**Exercise details:** Start with the line that contains "Reproduce this diagram with TikZ." and end with the line that contains "(mist) at (212.5,130.5)"; retype those lines and the ones between them exactly, without any pictures.

**Data for this exercise:**
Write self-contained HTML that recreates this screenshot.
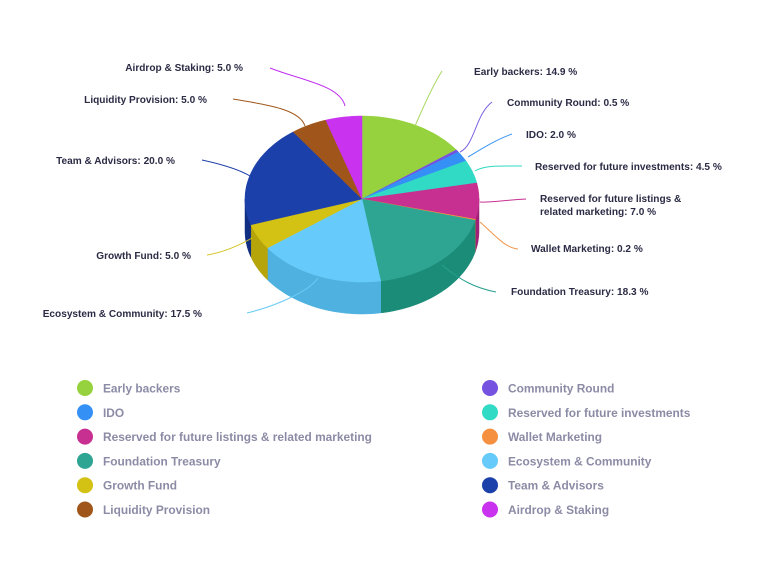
<!DOCTYPE html>
<html><head><meta charset="utf-8"><style>
body{margin:0;background:#fff;width:768px;height:578px;overflow:hidden}
svg{display:block}
.l{font-family:"Liberation Sans",sans-serif;font-weight:bold;font-size:10.1px;fill:#2b2b45}
.g{font-family:"Liberation Sans",sans-serif;font-weight:bold;font-size:11.9px;fill:#8b8ba6}
</style></head><body>
<svg id="s" width="768" height="578" xmlns="http://www.w3.org/2000/svg">
<g id="pie"></g>
<g fill="none" stroke-width="1">
<path d="M270,68 C300,80 340,85 345,106" stroke="#c030f0"/>
<path d="M233,99 C270,105 300,110 305,126" stroke="#a0561a"/>
<path d="M202,160 C225,165 240,170 250,176" stroke="#1d3fa8"/>
<path d="M207,255 C225,252 240,245 252,238" stroke="#d4c21a"/>
<path d="M247,313 C280,305 310,290 318,278" stroke="#6cccf5"/>
<path d="M442,71 C430,90 420,115 415,126" stroke="#a8d860"/>
<path d="M492,102 C475,115 475,145 460,152" stroke="#7a5ce0"/>
<path d="M512,134 C495,140 480,150 468,157" stroke="#3a95f5"/>
<path d="M522,166 C500,166 485,165 475,171" stroke="#30d8c0"/>
<path d="M526,199 C505,200 490,203 480,202" stroke="#c83090"/>
<path d="M518,249 C505,248 495,235 480,222" stroke="#f0974a"/>
<path d="M496,292 C475,288 460,280 442,265" stroke="#2aa090"/>
</g>
<text class="l" x="243" y="71" text-anchor="end">Airdrop &amp; Staking: 5.0 %</text>
<text class="l" x="207" y="103" text-anchor="end">Liquidity Provision: 5.0 %</text>
<text class="l" x="175" y="164" text-anchor="end">Team &amp; Advisors: 20.0 %</text>
<text class="l" x="191" y="259" text-anchor="end">Growth Fund: 5.0 %</text>
<text class="l" x="202" y="317" text-anchor="end">Ecosystem &amp; Community: 17.5 %</text>
<text class="l" x="474" y="75">Early backers: 14.9 %</text>
<text class="l" x="507" y="106">Community Round: 0.5 %</text>
<text class="l" x="526" y="138">IDO: 2.0 %</text>
<text class="l" x="535" y="170">Reserved for future investments: 4.5 %</text>
<text class="l" x="540" y="202">Reserved for future listings &amp;</text>
<text class="l" x="540" y="215">related marketing: 7.0 %</text>
<text class="l" x="531" y="252">Wallet Marketing: 0.2 %</text>
<text class="l" x="511" y="295">Foundation Treasury: 18.3 %</text>
<g id="leg"></g>
</svg>
<script>
var d=[[14.9,"#96d13e","#7ab02e","Early backers"],[0.5,"#7652e0","#5a3cc0","Community Round"],[2.0,"#3590f5","#2570d0","IDO"],[4.5,"#30dac4","#20b0a0","Reserved for future investments"],[7.0,"#c72f90","#a02078","Reserved for future listings & related marketing"],[0.2,"#f59040","#d07030","Wallet Marketing"],[18.3,"#2ea592","#1a8c78","Foundation Treasury"],[17.5,"#66cbfa","#4fb1e0","Ecosystem & Community"],[5.0,"#d3c114","#b5a50a","Growth Fund"],[20.0,"#1c40aa","#102e82","Team & Advisors"],[5.0,"#a0561a","#804010","Liquidity Provision"],[5.0,"#c932ef","#a020c8","Airdrop & Staking"]];
var cx=362,cy=199,rx=117,ry=83,dp=32,tot=99.9,ns="http://www.w3.org/2000/svg";
function P(a,o){return [cx+rx*Math.sin(a),cy-ry*Math.cos(a)+(o||0)];}
function arc(a1,a2,o){var s="",n=30;for(var i=0;i<=n;i++){var p=P(a1+(a2-a1)*i/n,o);s+=(i?"L":"")+p[0].toFixed(1)+","+p[1].toFixed(1);}return s;}
var g=document.getElementById("pie"),a=0,sl=[];
d.forEach(function(x){var b=a+x[0]/tot*2*Math.PI;sl.push([a,b,x]);a=b;});
function add(dd,f){var p=document.createElementNS(ns,"path");p.setAttribute("d",dd);p.setAttribute("fill",f);p.setAttribute("stroke",f);p.setAttribute("stroke-width","0.5");g.appendChild(p);}
sl.forEach(function(s){var a1=Math.max(s[0],Math.PI/2),a2=Math.min(s[1],3*Math.PI/2);if(a2>a1){var top=arc(a1,a2,0),bot=arc(a2,a1,dp);add("M"+top+"L"+bot+"Z",s[2][2]);}});
sl.forEach(function(s){add("M"+cx+","+cy+"L"+arc(s[0],s[1],0)+"Z",s[2][1]);});
var L=document.getElementById("leg");
d.forEach(function(x,i){var c=i%2,r=Math.floor(i/2),X=c?490:85,Y=388+r*24.3;
var ci=document.createElementNS(ns,"circle");ci.setAttribute("cx",X);ci.setAttribute("cy",Y);ci.setAttribute("r",8);ci.setAttribute("fill",x[1]);L.appendChild(ci);
var t=document.createElementNS(ns,"text");t.setAttribute("class","g");t.setAttribute("x",X+18);t.setAttribute("y",Y+4.5);t.textContent=x[3];L.appendChild(t);});
</script>
</body></html>
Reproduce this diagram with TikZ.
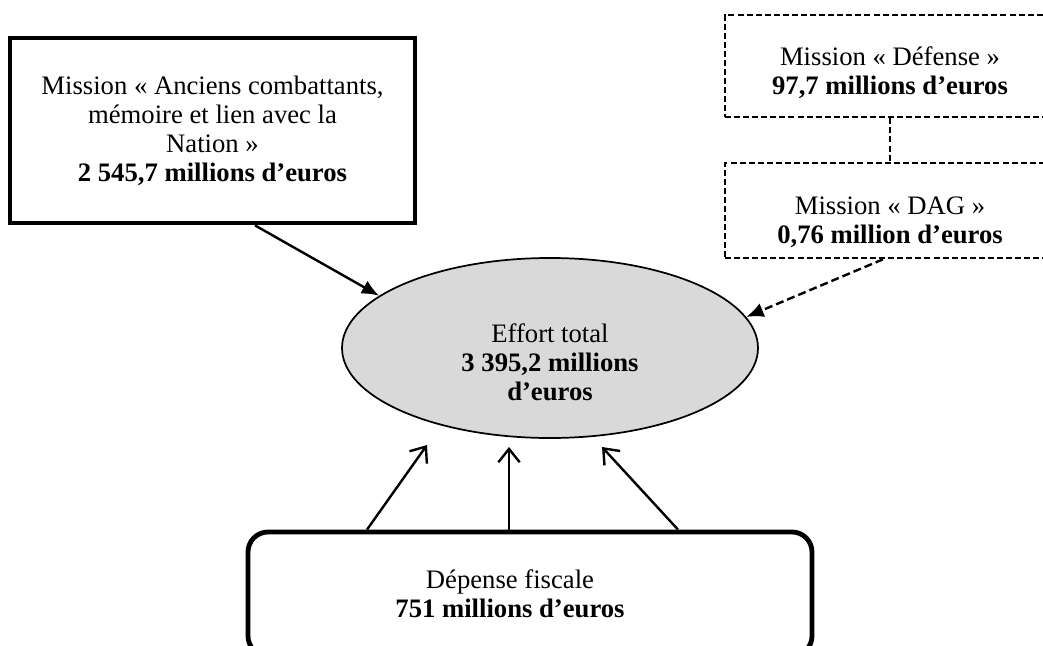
\documentclass[tikz,border=0pt]{standalone}
\usepackage{fontspec}
\setmainfont{Liberation Serif}
\usetikzlibrary{shapes.geometric,arrows.meta,calc}
\definecolor{ellfill}{HTML}{D9D9D9}
\begin{document}
\begin{tikzpicture}[x=0.75pt,y=-0.75pt,
  txt/.style={align=center,font=\fontsize{20}{21.75}\selectfont,inner sep=0pt},
  solidbox/.style={draw,line width=3.6pt,rectangle,inner sep=0pt},
  roundbox/.style={draw,line width=3.6pt,rectangle,rounded corners=15pt,inner sep=0pt},
  dashbox/.style={draw,line width=2pt,dash pattern=on 4.5pt off 2.3pt,rectangle,inner sep=0pt},
  ellbox/.style={draw,line width=1.3pt,ellipse,fill=ellfill,inner sep=0pt},
  fullarrow/.style={line width=1.8pt,-{Latex[length=13pt,width=11pt]}},
  dasharrow/.style={line width=1.8pt,dash pattern=on 6pt off 3pt,-{Latex[length=13pt,width=11pt]}},
  openarrow/.style={line width=1.8pt,-{Straight Barb[length=10pt,width=16pt,line width=1.8pt]}},
  dashlink/.style={line width=2pt,dash pattern=on 4.5pt off 2.3pt}
]
\useasboundingbox (0,0) rectangle (1043,646);

% left box
\node[solidbox,minimum width=303.75pt,minimum height=138.75pt] (mis) at (212.5,130.5) {};
\node[txt] (mist) at (212.5,130.5) {Mission «~Anciens combattants,\\mémoire et lien avec la\\Nation~»\\\textbf{2 545,7 millions d’euros}};

% defense box
\node[dashbox,minimum width=247.5pt,minimum height=76.5pt] (def) at (890,66) {};
\node[txt] (deft) at (890,72.5) {Mission «~Défense~»\\\textbf{97,7 millions d’euros}};

% DAG box
\node[dashbox,minimum width=247.5pt,minimum height=71.25pt] (dag) at (890,210.5) {};
\node[txt] (dagt) at (890,222) {Mission «~DAG~»\\\textbf{0,76 million d’euros}};

% ellipse
\node[ellbox,minimum width=312pt,minimum height=135pt] (tot) at (550,348) {};
\node[txt] (tott) at (550,362) {Effort total\\\textbf{3 395,2 millions}\\\textbf{d’euros}};

% bottom box
\node[roundbox,minimum width=423pt,minimum height=93pt] (fisc) at (530,594) {};
\node[txt] (fisct) at (510,594) {Dépense fiscale\\\textbf{751 millions d’euros}};

% connectors
\draw[dashlink] (def.south) -- (dag.north);
\draw[fullarrow] ($(mis.south)+(42.5,0)$) -- (tot.163);
\draw[dasharrow] ($(dag.south)+(-7,0)$) -- (tot.9);

\coordinate (h1) at (427,445);
\coordinate (h2) at (509,447);
\coordinate (h3) at (602,447);
\draw[openarrow] ($(fisc.north)+(-163,0)$) -- (h1);
\draw[openarrow] ($(fisc.north)+(-21,0)$) -- (h2);
\draw[openarrow] ($(fisc.north)+(148,0)$) -- (h3);
\end{tikzpicture}
\end{document}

**Written solution:**
Reproduce this diagram with TikZ.
\documentclass[tikz,border=0pt]{standalone}
\usepackage{fontspec}
\setmainfont{Liberation Serif}
\usetikzlibrary{shapes.geometric,arrows.meta,calc}
\definecolor{ellfill}{HTML}{D9D9D9}
\begin{document}
\begin{tikzpicture}[x=0.75pt,y=-0.75pt,
  txt/.style={align=center,font=\fontsize{20}{21.75}\selectfont,inner sep=0pt},
  solidbox/.style={draw,line width=3.6pt,rectangle,inner sep=0pt},
  roundbox/.style={draw,line width=3.6pt,rectangle,rounded corners=15pt,inner sep=0pt},
  dashbox/.style={draw,line width=2pt,dash pattern=on 4.5pt off 2.3pt,rectangle,inner sep=0pt},
  ellbox/.style={draw,line width=1.3pt,ellipse,fill=ellfill,inner sep=0pt},
  fullarrow/.style={line width=1.8pt,-{Latex[length=13pt,width=11pt]}},
  dasharrow/.style={line width=1.8pt,dash pattern=on 6pt off 3pt,-{Latex[length=13pt,width=11pt]}},
  openarrow/.style={line width=1.8pt,-{Straight Barb[length=10pt,width=16pt,line width=1.8pt]}},
  dashlink/.style={line width=2pt,dash pattern=on 4.5pt off 2.3pt}
]
\useasboundingbox (0,0) rectangle (1043,646);

% left box
\node[solidbox,minimum width=303.75pt,minimum height=138.75pt] (mis) at (212.5,130.5) {};
\node[txt] (mist) at (212.5,130.5) {Mission «~Anciens combattants,\\mémoire et lien avec la\\Nation~»\\\textbf{2 545,7 millions d’euros}};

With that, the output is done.